I sat down Indian style on the gross locker room floor and realized that this was the very locker room where I nervously put on my own make up for my first TV debut.
I laughed out loud like weirdo and thought “how full circle is that sh**?” I thought about everything I had accomplished. I started at the bottom… Worked my way up and somehow felt like I was right back there again. I truly felt that it was a sign to start over… to start a new chapter. I texted my (now) husband and I told him how significant this building was. I felt like I needed some kind of approval or push to make such a huge decision. He texted me back something along the lines of, “You can be anything you want to be”. And that was enough for me.

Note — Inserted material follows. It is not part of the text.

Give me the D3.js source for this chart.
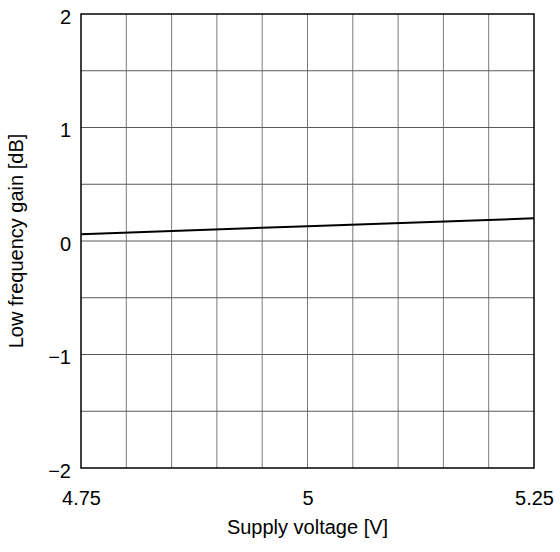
<!DOCTYPE html>
<html>
<head>
<meta charset="utf-8">
<script src="https://cdn.jsdelivr.net/npm/d3@7"></script>
<style>
  body { margin: 0; background: #fff; }
  text { font-family: "Liberation Sans", Arial, sans-serif; fill: #000; }
</style>
</head>
<body>
<div id="chart"></div>
<script>
// supply voltage sweep, V
var voltage = [4.75, 5.0, 5.25];
// low frequency gain, dB
var gain = [0.06, 0.13, 0.2];

var xTicks = [4.75, 5, 5.25];
var xTickLabels = ["4.75", "5", "5.25"];
var yTicks = [-2, -1, 0, 1, 2];
var yTickLabels = ["\u22122", "\u22121", "0", "1", "2"];

(function () {
    var width = 560, height = 552;
    var margin = {top: 14, right: 26, bottom: 84, left: 81};
    var fontSize = "20px";

    var svg = d3.select("#chart").append("svg")
        .attr("width", width)
        .attr("height", height);

    var x = d3.scaleLinear()
        .domain([4.75, 5.25])
        .range([margin.left, width - margin.right]);

    var y = d3.scaleLinear()
        .domain([-2, 2])
        .range([height - margin.bottom, margin.top]);

    // grid: 10 columns x 8 rows
    var g = svg.append("g").attr("class", "grid");
    g.selectAll("line.v")
        .data(d3.range(1, 10).map(function (i) { return 4.75 + i * 0.05; }))
        .enter().append("line")
        .attr("x1", function (d) { return x(d); })
        .attr("x2", function (d) { return x(d); })
        .attr("y1", y(-2))
        .attr("y2", y(2))
        .attr("stroke", "#7a7a7a")
        .attr("stroke-width", 1);
    g.selectAll("line.h")
        .data(d3.range(1, 8).map(function (i) { return -2 + i * 0.5; }))
        .enter().append("line")
        .attr("x1", x(4.75))
        .attr("x2", x(5.25))
        .attr("y1", function (d) { return y(d); })
        .attr("y2", function (d) { return y(d); })
        .attr("stroke", "#5a5a5a")
        .attr("stroke-width", 1);

    // frame
    svg.append("rect")
        .attr("x", x(4.75))
        .attr("y", y(2))
        .attr("width", x(5.25) - x(4.75))
        .attr("height", y(-2) - y(2))
        .attr("fill", "none")
        .attr("stroke", "#000")
        .attr("stroke-width", 1.5);

    // curve
    var line = d3.line()
        .x(function (d, i) { return x(voltage[i]); })
        .y(function (d) { return y(d); });

    svg.append("path")
        .datum(gain)
        .attr("d", line)
        .attr("fill", "none")
        .attr("stroke", "#000")
        .attr("stroke-width", 2);

    // axes (labels only, grid does the ticks)
    var xAxis = d3.axisBottom(x)
        .tickValues(xTicks)
        .tickSize(0)
        .tickPadding(23)
        .tickFormat(function (d, i) { return xTickLabels[i]; });

    svg.append("g")
        .attr("transform", "translate(0," + y(-2) + ")")
        .call(xAxis)
        .call(function (s) { s.select(".domain").remove(); })
        .selectAll("text")
        .style("font-size", fontSize)
        .style("font-family", "'Liberation Sans', Arial, sans-serif")
        .attr("fill", "#000");

    var yAxis = d3.axisLeft(y)
        .tickValues(yTicks)
        .tickSize(0)
        .tickPadding(10)
        .tickFormat(function (d, i) { return yTickLabels[i]; });

    svg.append("g")
        .attr("transform", "translate(" + x(4.75) + ",0)")
        .call(yAxis)
        .call(function (s) { s.select(".domain").remove(); })
        .selectAll("text")
        .attr("dy", "0.45em")
        .style("font-size", fontSize)
        .style("font-family", "'Liberation Sans', Arial, sans-serif")
        .attr("fill", "#000");

    svg.append("text")
        .attr("x", (x(4.75) + x(5.25)) / 2)
        .attr("y", 534)
        .attr("text-anchor", "middle")
        .style("font-size", fontSize)
        .text("Supply voltage [V]");

    svg.append("text")
        .attr("transform", "translate(23," + y(0) + ") rotate(-90)")
        .attr("text-anchor", "middle")
        .style("font-size", fontSize)
        .text("Low frequency gain [dB]");
}());
</script>
</body>
</html>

Without hesitation, I went to catering, said hey to everyone and really took it all in. I wanted to go about my day like it was any other. Once the show started and RAW was in full effect, I went into talent relations and asked for my release. They told me to at least sleep on it but whatever I decided, they would support. I then doused the hallway in gasoline and lit a cigarette. Not really..I could only dream to be that cool. But seriously, nothing but love for the WWE.
I waited until the night was over to tell a a few people that I really cared about; a couple of writers, a few of the talent and some crew people. I also showed up the next day to the SMACKDOWN taping to sign a few papers and say some final goodbyes. I really kept quiet about the whole thing. I just didn’t want to make a big deal out of it. I was also given the choice to have a last match with AJ as well. Of course I took the opportunity, although it was on Main Event. I just didn’t want my last match to be some giant total divas battle royal gaga fest (as seen on the previous RAW) ugh.
And that’s how the story goes. Within six months, I had my dream wedding, launched my own company and began slowly conquering the fitness and supplement world with my new husband.
So what does Baltimore have to do with it? Well, I had signed a contract with a wrestling promotion to do 6 six appearances over a period of a few months. I ended up doing my last one a few weeks before my wedding. Then, out of no where, someone contacted us about doing one last appearance. It seemingly fit into our schedule, so I agreed to it last minute. I absolutely had decided that this one would for sure be my last. It was becoming impossible to travel while having so much else on my plate. One week before my last appearance, I was going through to travel emails and suddenly realized that I would be flying to Baltimore. Go figure. Baltimore is like this EX that just won’t go away. Stop toying with me Baltimore!
But seriously, its kind of cool right? The city of Baltimore has become so special and symbolic to me. I’ve experienced so many emotions in that city. Ive experienced the highest points and lowest points of my life there…and everything in between.